Yamamoto Riken wins this year's 'architecture Nobel'

Japanese architect Yamamoto Riken has won this year's Pritzker Architecture Prize, which is widely considered to be the profession's highest honor.

The US-based Hyatt Foundation's Tuesday announcement has made Yamamoto, 78, the ninth Japanese to receive the award. He follows in the footsteps of renowned architects such as Tange Kenzo, Ando Tadao and Isozaki Arata, among others.

Born in Beijing in 1945, Yamamoto studied architecture at Nihon University and Tokyo University of the Arts before founding Riken Yamamoto & Field Shop in 1973. He has designed numerous structures ranging from private houses to large public buildings over the ensuing half century.

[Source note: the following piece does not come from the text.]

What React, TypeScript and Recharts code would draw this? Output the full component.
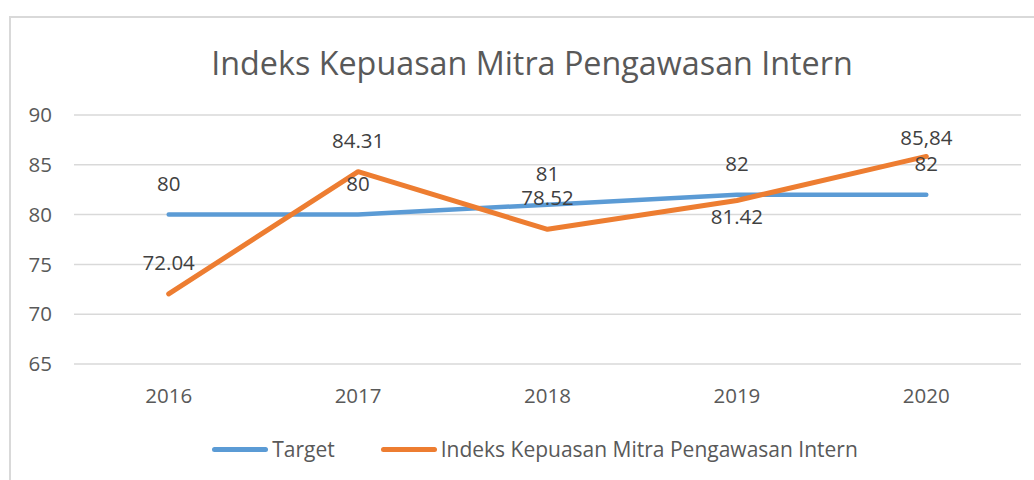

Among his most notable works are the Yokosuka Museum of Art in Kanagawa Prefecture, Future University Hakodate in Hokkaido and the Circle — a multipurpose complex — in Zurich, Switzerland.

Yokosuka Museum of Art is located in Kanagawa Prefecture near Tokyo.
Future University Hakodate in Hokkaido

Yamamoto's designs are characterized by their embrace of open spaces. He often employs extensive use of glass in outer walls to make buildings' interiors more visible.

In its announcement, the Hyatt Foundation said architecture should create conditions in cities that multiply opportunities for people to interact.

It noted, "By carefully blurring the boundary between public and private, Yamamoto contributes positively beyond the brief to enable community."

Yamamoto said he was surprised by the award, as he had always believed that his architecture, with its strong social advocacy, would not attract the Hyatt Foundation's attention.

Fostering a sense of community

Yamamoto strives to use the power of architecture to enable people in a community to help each other rather than just live in the same area.

Yamamoto cites the Hiroshima Nishi Fire Station in Hiroshima City, completed in 2000, as an example.

The use of glass on the exterior of the eight-story fire station allows people outside to view the firefighters at work.

The glass and steel outer walls of the Hiroshima Nishi Fire Station in Hiroshima City help foster a sense of security in the surrounding community.

Yamamoto says, "I thought people in the community would feel relieved if they could see firefighters training and preparing for disasters. I think the fire station has been recognized as an example of how to make public buildings — even those that require a higher degree of privacy — more open to their communities."

Houses that cherish privacy and community

Yamamoto has also designed many residential buildings in his half-century career.

Among the most famous is Pangyo Housing near Seoul. It features multiple complexes containing around 10 housing units each.

The units have large entrance halls with glass walls that face common areas. They're designed to encourage interaction among residents.

Pangyo Housing near Seoul has glass-walled entrances facing common spaces.

Yamamoto says, "Traditional houses worldwide were built to let people share a sense of community. But personal privacy became valued in the modern era and today's houses reflect this sentiment. I believe we can cherish both a sense of community and individual privacy if we make designs with that in mind. I have proposed such architecture and I think the prize's foundation appreciated that."

Architecture that enhances disaster reconstruction

Yamamoto, together with fellow Pritzker Architecture Prize laureate Ito Toyo, helped build meeting places for people affected by the March 2011 earthquake and tsunami.

Yamamoto designed the Home-For-All in Heita, which is located in a temporary housing complex in Iwate Prefecture's Kamaishi City.

The facility, completed in 2012, features a kitchen that allows residents to enjoy cooking and drinking together.

Yamamoto says he's planning to visit areas hit by the January Noto Peninsula earthquake to speak with local residents and architects. He says, "Reconstruction work should reflect the kind of town residents want to make. Architects can aid this effort. I think there's a way to rebuild a town that keeps alive past memories by cherishing the scenery and community. I'd like to consider how to achieve such reconstruction together with local residents."

Yamamoto discusses a design at his office in Yokohama.